TO DO –
Retype each line of the material exactly, please, skipping any picture in it.

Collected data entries
## Begin
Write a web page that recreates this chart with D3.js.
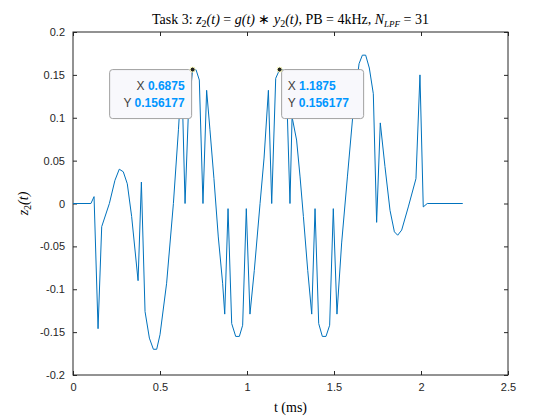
<!DOCTYPE html>
<html><head><meta charset="utf-8">
<script src="https://cdn.jsdelivr.net/npm/d3@7"></script>
<style>body{margin:0;background:#fff}</style>
</head><body><div id="chart"></div>
<script>
// signal z2(t)
const tVals = [0,0.103,0.121,0.144,0.165,0.209,0.241,0.266,0.289,0.312,0.337,0.374,0.393,0.414,0.439,0.462,0.481,0.5,0.538,0.577,0.606,0.625,0.644,0.663,0.6875,0.707,0.726,0.747,0.768,0.787,0.81,0.835,0.86,0.872,0.891,0.912,0.935,0.956,0.975,0.996,1.017,1.042,1.075,1.098,1.123,1.142,1.165,1.1875,1.207,1.226,1.247,1.259,1.285,1.305,1.324,1.349,1.372,1.391,1.412,1.433,1.454,1.475,1.496,1.517,1.544,1.577,1.611,1.644,1.663,1.682,1.703,1.726,1.745,1.766,1.793,1.822,1.847,1.866,1.889,1.927,1.971,1.994,2.013,2.036,2.24];
const zVals = [0,0,0.008,-0.146,-0.027,0,0.027,0.040,0.037,0.023,-0.015,-0.09,0.025,-0.126,-0.157,-0.170,-0.170,-0.153,-0.093,0,0.086,0.15,0,0.105,0.156177,0.156,0.144,0,0.132,0.086,0.029,-0.039,-0.093,-0.129,-0.006,-0.140,-0.155,-0.155,-0.142,-0.006,-0.129,-0.078,0,0.053,0.132,0,0.146,0.156177,0.156,0.144,0,0.101,0.074,0.031,-0.015,-0.078,-0.129,-0.006,-0.140,-0.155,-0.155,-0.142,-0.006,-0.129,-0.046,0.031,0.109,0.163,0.173,0.173,0.158,0.128,-0.022,0.094,0.043,-0.008,-0.033,-0.037,-0.031,-0.004,0.029,0.150,-0.004,0,0];
const xTicks = [0,0.5,1,1.5,2,2.5];
const yTicks = [-0.2,-0.15,-0.1,-0.05,0,0.05,0.1,0.15,0.2];
const tips = [{x:0.6875,y:0.156177,lx:"0.6875",ly:"0.156177",side:"left"},{x:1.1875,y:0.156177,lx:"1.1875",ly:"0.156177",side:"right"}];

const width = 560, height = 420;
const L = 73, R = 508, T = 32, B = 375;
const svg = d3.select("#chart").append("svg").attr("width", width).attr("height", height);
const x = d3.scaleLinear().domain([0,2.5]).range([L,R]);
const y = d3.scaleLinear().domain([-0.2,0.2]).range([B,T]);

const fmt = d => d === 0 ? "0" : String(d);
const axisStyle = g => {
  g.selectAll("path").remove();
  g.selectAll("line").attr("stroke","#262626");
  g.selectAll("text").attr("fill","#262626").attr("font-family","Liberation Sans, Arial, sans-serif").attr("font-size",11);
};
svg.append("g").attr("transform","translate(0,"+B+")")
  .call(d3.axisBottom(x).tickValues(xTicks).tickFormat(fmt).tickSizeInner(-4).tickPadding(8)).call(axisStyle);
svg.append("g").attr("transform","translate(0,"+T+")")
  .call(d3.axisTop(x).tickValues(xTicks).tickFormat("").tickSizeInner(-4)).call(axisStyle);
svg.append("g").attr("transform","translate("+L+",0)")
  .call(d3.axisLeft(y).tickValues(yTicks).tickFormat(fmt).tickSizeInner(-4).tickPadding(8)).call(axisStyle);
svg.append("g").attr("transform","translate("+R+",0)")
  .call(d3.axisRight(y).tickValues(yTicks).tickFormat("").tickSizeInner(-4)).call(axisStyle);
svg.append("rect").attr("x",L).attr("y",T).attr("width",R-L).attr("height",B-T)
  .attr("fill","none").attr("stroke","#262626").attr("stroke-width",1);

const data = tVals.map((t,i) => [t, zVals[i]]);
svg.append("path").datum(data).attr("fill","none").attr("stroke","#0072BD").attr("stroke-width",1)
  .attr("d", d3.line().x(d => x(d[0])).y(d => y(d[1])));

// data tips
tips.forEach(tp => {
  const px = x(tp.x), py = y(tp.y);
  const bw = 82, bh = 49;
  const bx = tp.side === "left" ? px - bw - 1 : px + 2, by = py;
  svg.append("rect").attr("x",bx).attr("y",by).attr("width",bw).attr("height",bh).attr("rx",3)
    .attr("fill","#f8f8fc").attr("stroke","#a0a0a0").attr("stroke-width",1);
  const g = svg.append("g").attr("font-family","Liberation Sans, Arial, sans-serif").attr("font-size",12);
  const tx = tp.side === "left" ? bx + bw - 7 : bx + 6;
  const anchor = tp.side === "left" ? "end" : "start";
  [["X ",tp.lx,by+20],["Y ",tp.ly,by+37]].forEach(r => {
    const t = g.append("text").attr("x",tx).attr("y",r[2]).attr("text-anchor",anchor);
    t.append("tspan").attr("fill","#404040").text(r[0]);
    t.append("tspan").attr("fill","#0096ff").attr("font-weight","bold").text(r[1]);
  });
  svg.append("circle").attr("cx",px).attr("cy",py).attr("r",2.5).attr("fill","#222").attr("stroke","#ffffc0").attr("stroke-width",1);
});

// title and labels
const serif = "Liberation Serif, Times New Roman, serif";
const title = svg.append("text").attr("x",(L+R)/2).attr("y",24).attr("text-anchor","middle")
  .attr("font-family",serif).attr("font-size",14).attr("fill","#000");
title.append("tspan").text("Task 3: ");
title.append("tspan").attr("font-style","italic").text("z");
title.append("tspan").attr("font-size",10).attr("dy",3).text("2");
title.append("tspan").attr("dy",-3).attr("font-style","italic").text("(t)");
title.append("tspan").text(" = ");
title.append("tspan").attr("font-style","italic").text("g(t)");
title.append("tspan").text(" ∗ ");
title.append("tspan").attr("font-style","italic").text("y");
title.append("tspan").attr("font-size",10).attr("dy",3).text("2");
title.append("tspan").attr("dy",-3).attr("font-style","italic").text("(t)");
title.append("tspan").text(", PB = 4kHz, ");
title.append("tspan").attr("font-style","italic").text("N");
title.append("tspan").attr("font-size",9).attr("dy",3).attr("font-style","italic").text("LPF");
title.append("tspan").attr("dy",-3).text(" = 31");

svg.append("text").attr("x",(L+R)/2).attr("y",412).attr("text-anchor","middle")
  .attr("font-family",serif).attr("font-size",14).text("t (ms)");
const yl = svg.append("text").attr("transform","translate(28,"+((T+B)/2)+") rotate(-90)").attr("text-anchor","middle")
  .attr("font-family",serif).attr("font-size",14);
yl.append("tspan").attr("font-style","italic").text("z");
yl.append("tspan").attr("font-size",10).attr("dy",3).text("2");
yl.append("tspan").attr("dy",-3).attr("font-style","italic").text("(t)");
</script></body></html>
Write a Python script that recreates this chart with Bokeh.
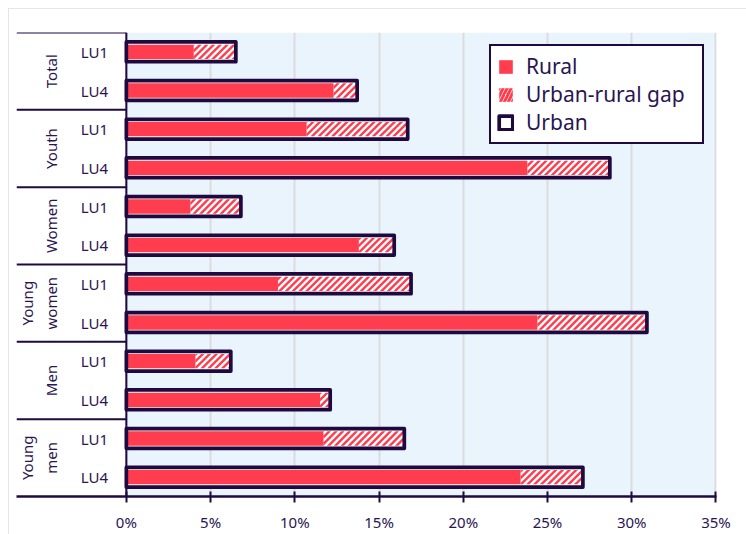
## End
ANSWER TO THIS PROBLEM –
Write a web page that recreates this chart with D3.js.
<!DOCTYPE html>
<html><head><meta charset="utf-8">
<script src="https://cdn.jsdelivr.net/npm/d3@7"></script>
<style>body{margin:0;background:#fff}</style>
</head><body><div id="chart"></div>
<script>
// signal z2(t)
const tVals = [0,0.103,0.121,0.144,0.165,0.209,0.241,0.266,0.289,0.312,0.337,0.374,0.393,0.414,0.439,0.462,0.481,0.5,0.538,0.577,0.606,0.625,0.644,0.663,0.6875,0.707,0.726,0.747,0.768,0.787,0.81,0.835,0.86,0.872,0.891,0.912,0.935,0.956,0.975,0.996,1.017,1.042,1.075,1.098,1.123,1.142,1.165,1.1875,1.207,1.226,1.247,1.259,1.285,1.305,1.324,1.349,1.372,1.391,1.412,1.433,1.454,1.475,1.496,1.517,1.544,1.577,1.611,1.644,1.663,1.682,1.703,1.726,1.745,1.766,1.793,1.822,1.847,1.866,1.889,1.927,1.971,1.994,2.013,2.036,2.24];
const zVals = [0,0,0.008,-0.146,-0.027,0,0.027,0.040,0.037,0.023,-0.015,-0.09,0.025,-0.126,-0.157,-0.170,-0.170,-0.153,-0.093,0,0.086,0.15,0,0.105,0.156177,0.156,0.144,0,0.132,0.086,0.029,-0.039,-0.093,-0.129,-0.006,-0.140,-0.155,-0.155,-0.142,-0.006,-0.129,-0.078,0,0.053,0.132,0,0.146,0.156177,0.156,0.144,0,0.101,0.074,0.031,-0.015,-0.078,-0.129,-0.006,-0.140,-0.155,-0.155,-0.142,-0.006,-0.129,-0.046,0.031,0.109,0.163,0.173,0.173,0.158,0.128,-0.022,0.094,0.043,-0.008,-0.033,-0.037,-0.031,-0.004,0.029,0.150,-0.004,0,0];
const xTicks = [0,0.5,1,1.5,2,2.5];
const yTicks = [-0.2,-0.15,-0.1,-0.05,0,0.05,0.1,0.15,0.2];
const tips = [{x:0.6875,y:0.156177,lx:"0.6875",ly:"0.156177",side:"left"},{x:1.1875,y:0.156177,lx:"1.1875",ly:"0.156177",side:"right"}];

const width = 560, height = 420;
const L = 73, R = 508, T = 32, B = 375;
const svg = d3.select("#chart").append("svg").attr("width", width).attr("height", height);
const x = d3.scaleLinear().domain([0,2.5]).range([L,R]);
const y = d3.scaleLinear().domain([-0.2,0.2]).range([B,T]);

const fmt = d => d === 0 ? "0" : String(d);
const axisStyle = g => {
  g.selectAll("path").remove();
  g.selectAll("line").attr("stroke","#262626");
  g.selectAll("text").attr("fill","#262626").attr("font-family","Liberation Sans, Arial, sans-serif").attr("font-size",11);
};
svg.append("g").attr("transform","translate(0,"+B+")")
  .call(d3.axisBottom(x).tickValues(xTicks).tickFormat(fmt).tickSizeInner(-4).tickPadding(8)).call(axisStyle);
svg.append("g").attr("transform","translate(0,"+T+")")
  .call(d3.axisTop(x).tickValues(xTicks).tickFormat("").tickSizeInner(-4)).call(axisStyle);
svg.append("g").attr("transform","translate("+L+",0)")
  .call(d3.axisLeft(y).tickValues(yTicks).tickFormat(fmt).tickSizeInner(-4).tickPadding(8)).call(axisStyle);
svg.append("g").attr("transform","translate("+R+",0)")
  .call(d3.axisRight(y).tickValues(yTicks).tickFormat("").tickSizeInner(-4)).call(axisStyle);
svg.append("rect").attr("x",L).attr("y",T).attr("width",R-L).attr("height",B-T)
  .attr("fill","none").attr("stroke","#262626").attr("stroke-width",1);

const data = tVals.map((t,i) => [t, zVals[i]]);
svg.append("path").datum(data).attr("fill","none").attr("stroke","#0072BD").attr("stroke-width",1)
  .attr("d", d3.line().x(d => x(d[0])).y(d => y(d[1])));

// data tips
tips.forEach(tp => {
  const px = x(tp.x), py = y(tp.y);
  const bw = 82, bh = 49;
  const bx = tp.side === "left" ? px - bw - 1 : px + 2, by = py;
  svg.append("rect").attr("x",bx).attr("y",by).attr("width",bw).attr("height",bh).attr("rx",3)
    .attr("fill","#f8f8fc").attr("stroke","#a0a0a0").attr("stroke-width",1);
  const g = svg.append("g").attr("font-family","Liberation Sans, Arial, sans-serif").attr("font-size",12);
  const tx = tp.side === "left" ? bx + bw - 7 : bx + 6;
  const anchor = tp.side === "left" ? "end" : "start";
  [["X ",tp.lx,by+20],["Y ",tp.ly,by+37]].forEach(r => {
    const t = g.append("text").attr("x",tx).attr("y",r[2]).attr("text-anchor",anchor);
    t.append("tspan").attr("fill","#404040").text(r[0]);
    t.append("tspan").attr("fill","#0096ff").attr("font-weight","bold").text(r[1]);
  });
  svg.append("circle").attr("cx",px).attr("cy",py).attr("r",2.5).attr("fill","#222").attr("stroke","#ffffc0").attr("stroke-width",1);
});

// title and labels
const serif = "Liberation Serif, Times New Roman, serif";
const title = svg.append("text").attr("x",(L+R)/2).attr("y",24).attr("text-anchor","middle")
  .attr("font-family",serif).attr("font-size",14).attr("fill","#000");
title.append("tspan").text("Task 3: ");
title.append("tspan").attr("font-style","italic").text("z");
title.append("tspan").attr("font-size",10).attr("dy",3).text("2");
title.append("tspan").attr("dy",-3).attr("font-style","italic").text("(t)");
title.append("tspan").text(" = ");
title.append("tspan").attr("font-style","italic").text("g(t)");
title.append("tspan").text(" ∗ ");
title.append("tspan").attr("font-style","italic").text("y");
title.append("tspan").attr("font-size",10).attr("dy",3).text("2");
title.append("tspan").attr("dy",-3).attr("font-style","italic").text("(t)");
title.append("tspan").text(", PB = 4kHz, ");
title.append("tspan").attr("font-style","italic").text("N");
title.append("tspan").attr("font-size",9).attr("dy",3).attr("font-style","italic").text("LPF");
title.append("tspan").attr("dy",-3).text(" = 31");

svg.append("text").attr("x",(L+R)/2).attr("y",412).attr("text-anchor","middle")
  .attr("font-family",serif).attr("font-size",14).text("t (ms)");
const yl = svg.append("text").attr("transform","translate(28,"+((T+B)/2)+") rotate(-90)").attr("text-anchor","middle")
  .attr("font-family",serif).attr("font-size",14);
yl.append("tspan").attr("font-style","italic").text("z");
yl.append("tspan").attr("font-size",10).attr("dy",3).text("2");
yl.append("tspan").attr("dy",-3).attr("font-style","italic").text("(t)");
</script></body></html>
Write a Python script that recreates this chart with Bokeh.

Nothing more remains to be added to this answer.